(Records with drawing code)
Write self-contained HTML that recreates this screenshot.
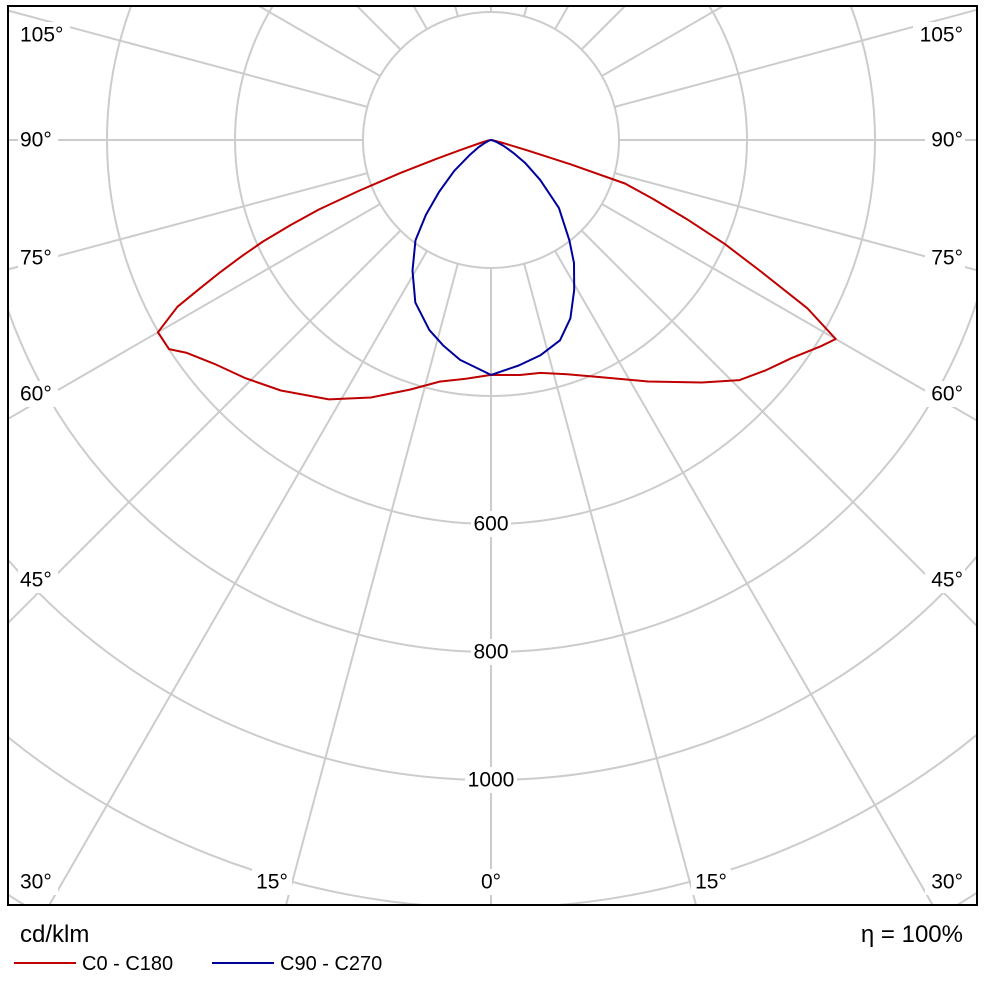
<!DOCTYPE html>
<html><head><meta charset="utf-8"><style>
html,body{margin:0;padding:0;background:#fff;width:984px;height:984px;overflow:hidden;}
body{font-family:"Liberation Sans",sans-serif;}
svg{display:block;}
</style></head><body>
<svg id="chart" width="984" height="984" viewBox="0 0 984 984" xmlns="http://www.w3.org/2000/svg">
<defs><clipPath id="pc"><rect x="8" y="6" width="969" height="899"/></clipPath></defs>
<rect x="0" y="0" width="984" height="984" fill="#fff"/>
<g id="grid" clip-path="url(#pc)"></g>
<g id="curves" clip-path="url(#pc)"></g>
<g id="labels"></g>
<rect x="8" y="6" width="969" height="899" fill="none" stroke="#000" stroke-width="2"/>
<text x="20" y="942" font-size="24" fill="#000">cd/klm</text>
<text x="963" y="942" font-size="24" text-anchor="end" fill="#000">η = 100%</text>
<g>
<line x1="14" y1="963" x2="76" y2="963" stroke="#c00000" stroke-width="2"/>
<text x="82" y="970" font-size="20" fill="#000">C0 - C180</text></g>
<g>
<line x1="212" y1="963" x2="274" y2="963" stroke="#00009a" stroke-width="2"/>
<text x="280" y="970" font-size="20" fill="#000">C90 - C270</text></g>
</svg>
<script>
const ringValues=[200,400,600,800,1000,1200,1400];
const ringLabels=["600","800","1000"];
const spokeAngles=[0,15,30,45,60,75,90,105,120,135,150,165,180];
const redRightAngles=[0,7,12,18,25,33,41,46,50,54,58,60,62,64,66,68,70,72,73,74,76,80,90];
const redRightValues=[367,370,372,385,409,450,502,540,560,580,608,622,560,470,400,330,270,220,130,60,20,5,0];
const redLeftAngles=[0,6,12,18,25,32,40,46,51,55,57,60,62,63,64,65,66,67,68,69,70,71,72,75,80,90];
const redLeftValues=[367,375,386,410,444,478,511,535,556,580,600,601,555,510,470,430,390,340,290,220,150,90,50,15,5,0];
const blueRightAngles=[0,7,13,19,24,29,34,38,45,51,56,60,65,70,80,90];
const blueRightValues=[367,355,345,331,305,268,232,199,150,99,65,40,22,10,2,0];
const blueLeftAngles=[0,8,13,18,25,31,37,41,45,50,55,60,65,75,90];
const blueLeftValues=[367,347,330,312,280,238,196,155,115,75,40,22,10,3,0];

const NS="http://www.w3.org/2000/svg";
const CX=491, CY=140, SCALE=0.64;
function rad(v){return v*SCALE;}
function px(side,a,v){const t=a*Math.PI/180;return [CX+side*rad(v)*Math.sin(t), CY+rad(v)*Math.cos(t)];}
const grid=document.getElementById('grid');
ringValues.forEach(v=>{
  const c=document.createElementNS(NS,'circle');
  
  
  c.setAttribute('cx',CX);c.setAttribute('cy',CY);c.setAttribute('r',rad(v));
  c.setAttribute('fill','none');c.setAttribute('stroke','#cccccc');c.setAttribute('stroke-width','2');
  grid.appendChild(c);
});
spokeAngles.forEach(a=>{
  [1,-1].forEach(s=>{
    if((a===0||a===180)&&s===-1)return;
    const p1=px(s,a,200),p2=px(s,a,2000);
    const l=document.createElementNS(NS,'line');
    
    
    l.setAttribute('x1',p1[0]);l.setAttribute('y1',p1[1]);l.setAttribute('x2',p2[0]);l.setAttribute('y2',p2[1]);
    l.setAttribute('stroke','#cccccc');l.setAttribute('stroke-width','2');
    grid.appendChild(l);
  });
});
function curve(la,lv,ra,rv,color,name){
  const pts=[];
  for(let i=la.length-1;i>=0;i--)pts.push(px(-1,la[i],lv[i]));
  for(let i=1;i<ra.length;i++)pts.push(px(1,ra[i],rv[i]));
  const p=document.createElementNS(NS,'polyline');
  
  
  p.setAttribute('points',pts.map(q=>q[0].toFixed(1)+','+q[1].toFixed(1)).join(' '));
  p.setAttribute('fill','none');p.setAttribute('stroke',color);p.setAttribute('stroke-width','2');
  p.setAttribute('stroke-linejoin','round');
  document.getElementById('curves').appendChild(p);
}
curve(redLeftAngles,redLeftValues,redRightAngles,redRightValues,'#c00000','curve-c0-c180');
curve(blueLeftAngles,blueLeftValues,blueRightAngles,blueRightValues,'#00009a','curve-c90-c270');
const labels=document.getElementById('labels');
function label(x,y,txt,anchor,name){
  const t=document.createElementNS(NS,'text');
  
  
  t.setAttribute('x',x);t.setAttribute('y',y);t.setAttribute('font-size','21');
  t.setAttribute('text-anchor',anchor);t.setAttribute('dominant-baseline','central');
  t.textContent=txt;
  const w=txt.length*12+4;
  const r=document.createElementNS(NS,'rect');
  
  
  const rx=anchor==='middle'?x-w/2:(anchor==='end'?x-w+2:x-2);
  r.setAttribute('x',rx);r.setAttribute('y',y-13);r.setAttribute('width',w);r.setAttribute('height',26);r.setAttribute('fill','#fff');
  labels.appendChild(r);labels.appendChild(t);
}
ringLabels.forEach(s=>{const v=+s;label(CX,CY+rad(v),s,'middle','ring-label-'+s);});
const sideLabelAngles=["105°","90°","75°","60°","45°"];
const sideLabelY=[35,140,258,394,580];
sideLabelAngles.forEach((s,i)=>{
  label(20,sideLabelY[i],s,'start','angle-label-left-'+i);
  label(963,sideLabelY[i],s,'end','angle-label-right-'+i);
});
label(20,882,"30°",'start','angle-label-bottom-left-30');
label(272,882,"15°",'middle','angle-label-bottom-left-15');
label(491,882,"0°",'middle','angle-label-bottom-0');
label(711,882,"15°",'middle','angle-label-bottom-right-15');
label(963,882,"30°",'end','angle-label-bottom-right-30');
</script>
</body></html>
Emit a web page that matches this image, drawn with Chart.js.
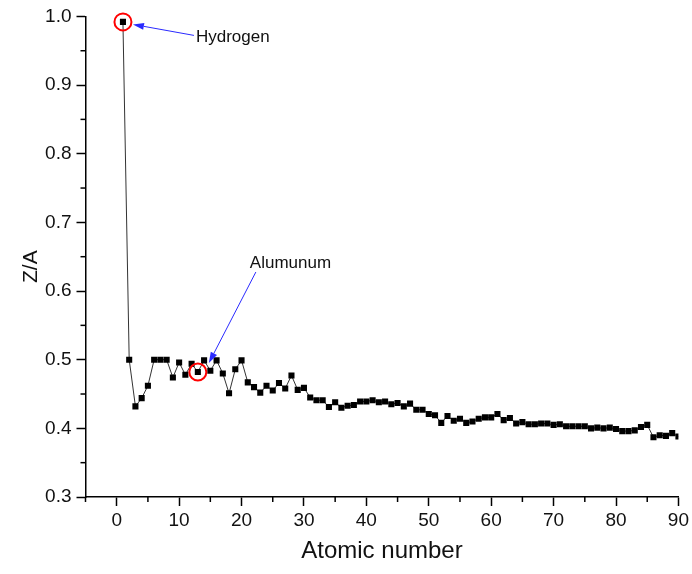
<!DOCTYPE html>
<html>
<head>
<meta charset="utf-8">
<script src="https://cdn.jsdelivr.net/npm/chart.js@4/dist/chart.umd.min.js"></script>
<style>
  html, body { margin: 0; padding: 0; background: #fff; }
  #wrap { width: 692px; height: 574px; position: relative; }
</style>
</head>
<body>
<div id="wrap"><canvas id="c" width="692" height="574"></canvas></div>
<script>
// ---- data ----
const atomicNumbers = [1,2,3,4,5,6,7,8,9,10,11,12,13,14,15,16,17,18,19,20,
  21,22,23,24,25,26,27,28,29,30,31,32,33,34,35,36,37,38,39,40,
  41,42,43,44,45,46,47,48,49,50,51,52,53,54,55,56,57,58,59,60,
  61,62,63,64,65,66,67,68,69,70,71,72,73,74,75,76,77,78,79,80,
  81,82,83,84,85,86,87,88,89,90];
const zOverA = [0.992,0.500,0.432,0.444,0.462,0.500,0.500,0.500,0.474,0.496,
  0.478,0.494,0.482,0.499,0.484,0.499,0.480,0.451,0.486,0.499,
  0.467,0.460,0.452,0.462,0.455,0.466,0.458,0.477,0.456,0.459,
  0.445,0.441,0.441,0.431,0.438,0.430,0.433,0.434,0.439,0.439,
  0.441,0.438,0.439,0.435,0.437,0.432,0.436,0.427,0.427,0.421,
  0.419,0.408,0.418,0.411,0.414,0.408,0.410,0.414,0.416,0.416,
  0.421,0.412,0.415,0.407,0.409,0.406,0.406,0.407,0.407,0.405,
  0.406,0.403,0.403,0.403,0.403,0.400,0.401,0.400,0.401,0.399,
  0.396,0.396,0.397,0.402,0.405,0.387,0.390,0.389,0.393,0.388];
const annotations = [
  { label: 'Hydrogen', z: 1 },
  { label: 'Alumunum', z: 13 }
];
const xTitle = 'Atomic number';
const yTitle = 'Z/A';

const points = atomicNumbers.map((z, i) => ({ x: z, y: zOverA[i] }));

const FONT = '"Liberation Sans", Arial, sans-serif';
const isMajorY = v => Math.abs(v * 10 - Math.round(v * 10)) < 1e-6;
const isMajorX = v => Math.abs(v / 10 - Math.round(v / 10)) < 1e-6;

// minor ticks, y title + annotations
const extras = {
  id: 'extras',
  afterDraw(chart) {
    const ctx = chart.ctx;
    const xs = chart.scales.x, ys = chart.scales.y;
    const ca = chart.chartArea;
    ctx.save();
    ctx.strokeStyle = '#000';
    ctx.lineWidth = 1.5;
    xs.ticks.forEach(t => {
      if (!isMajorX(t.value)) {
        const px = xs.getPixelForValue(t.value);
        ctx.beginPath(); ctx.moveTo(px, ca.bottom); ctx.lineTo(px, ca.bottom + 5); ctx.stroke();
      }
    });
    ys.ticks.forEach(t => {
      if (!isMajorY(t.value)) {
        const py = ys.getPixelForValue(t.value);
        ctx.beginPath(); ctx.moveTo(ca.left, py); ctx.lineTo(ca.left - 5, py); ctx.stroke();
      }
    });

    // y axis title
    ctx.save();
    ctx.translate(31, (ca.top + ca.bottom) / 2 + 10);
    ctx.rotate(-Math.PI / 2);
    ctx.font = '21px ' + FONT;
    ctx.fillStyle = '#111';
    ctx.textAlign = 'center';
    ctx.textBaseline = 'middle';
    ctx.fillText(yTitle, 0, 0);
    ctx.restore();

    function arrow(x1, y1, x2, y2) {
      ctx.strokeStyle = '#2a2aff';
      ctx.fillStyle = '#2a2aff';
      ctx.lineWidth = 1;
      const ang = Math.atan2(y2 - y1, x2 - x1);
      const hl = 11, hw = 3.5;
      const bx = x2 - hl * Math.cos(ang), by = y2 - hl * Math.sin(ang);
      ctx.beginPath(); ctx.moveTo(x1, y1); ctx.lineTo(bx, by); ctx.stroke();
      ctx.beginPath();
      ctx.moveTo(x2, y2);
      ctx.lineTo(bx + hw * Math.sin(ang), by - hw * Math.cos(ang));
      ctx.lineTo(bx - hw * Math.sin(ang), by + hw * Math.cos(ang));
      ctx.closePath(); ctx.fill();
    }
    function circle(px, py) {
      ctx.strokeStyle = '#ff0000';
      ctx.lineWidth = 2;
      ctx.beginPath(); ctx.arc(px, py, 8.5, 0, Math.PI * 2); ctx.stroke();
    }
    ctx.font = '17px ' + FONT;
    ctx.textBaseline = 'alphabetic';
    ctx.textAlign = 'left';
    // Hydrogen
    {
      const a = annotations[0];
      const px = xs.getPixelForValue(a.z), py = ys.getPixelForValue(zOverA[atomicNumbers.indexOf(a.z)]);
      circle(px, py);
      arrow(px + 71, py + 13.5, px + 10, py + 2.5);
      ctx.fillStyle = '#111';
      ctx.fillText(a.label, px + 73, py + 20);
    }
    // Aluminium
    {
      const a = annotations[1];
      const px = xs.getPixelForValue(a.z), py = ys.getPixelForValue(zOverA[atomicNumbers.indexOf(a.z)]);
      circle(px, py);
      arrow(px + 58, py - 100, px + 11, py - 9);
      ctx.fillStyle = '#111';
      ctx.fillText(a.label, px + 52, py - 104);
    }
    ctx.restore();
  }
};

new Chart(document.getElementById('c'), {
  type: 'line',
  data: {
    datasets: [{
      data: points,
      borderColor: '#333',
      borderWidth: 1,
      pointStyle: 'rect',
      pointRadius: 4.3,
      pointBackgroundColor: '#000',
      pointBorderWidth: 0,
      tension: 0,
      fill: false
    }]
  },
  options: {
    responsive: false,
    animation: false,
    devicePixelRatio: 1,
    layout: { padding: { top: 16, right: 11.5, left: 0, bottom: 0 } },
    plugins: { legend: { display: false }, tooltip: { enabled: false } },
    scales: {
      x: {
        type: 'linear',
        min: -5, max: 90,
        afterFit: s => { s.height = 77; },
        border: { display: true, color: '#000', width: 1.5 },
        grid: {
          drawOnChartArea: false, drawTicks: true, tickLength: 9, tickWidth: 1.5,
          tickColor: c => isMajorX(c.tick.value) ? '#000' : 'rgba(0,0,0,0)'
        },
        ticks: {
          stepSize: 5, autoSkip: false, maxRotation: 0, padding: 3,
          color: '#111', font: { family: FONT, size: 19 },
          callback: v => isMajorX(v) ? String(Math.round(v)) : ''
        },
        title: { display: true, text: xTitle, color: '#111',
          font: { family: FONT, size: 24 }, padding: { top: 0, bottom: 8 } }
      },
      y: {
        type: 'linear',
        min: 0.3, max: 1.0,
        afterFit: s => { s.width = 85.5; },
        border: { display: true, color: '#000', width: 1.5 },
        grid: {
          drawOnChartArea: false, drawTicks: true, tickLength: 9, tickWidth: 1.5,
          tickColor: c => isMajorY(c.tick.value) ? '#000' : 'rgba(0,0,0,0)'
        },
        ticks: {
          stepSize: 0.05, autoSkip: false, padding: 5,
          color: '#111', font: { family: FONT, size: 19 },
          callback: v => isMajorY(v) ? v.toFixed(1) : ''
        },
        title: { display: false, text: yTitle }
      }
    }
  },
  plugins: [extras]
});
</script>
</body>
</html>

## Direction
From the entries, copy out each line containing the word "that".

## Solution
Write self-contained HTML that recreates this screenshot.
Emit a web page that matches this image, drawn with Chart.js.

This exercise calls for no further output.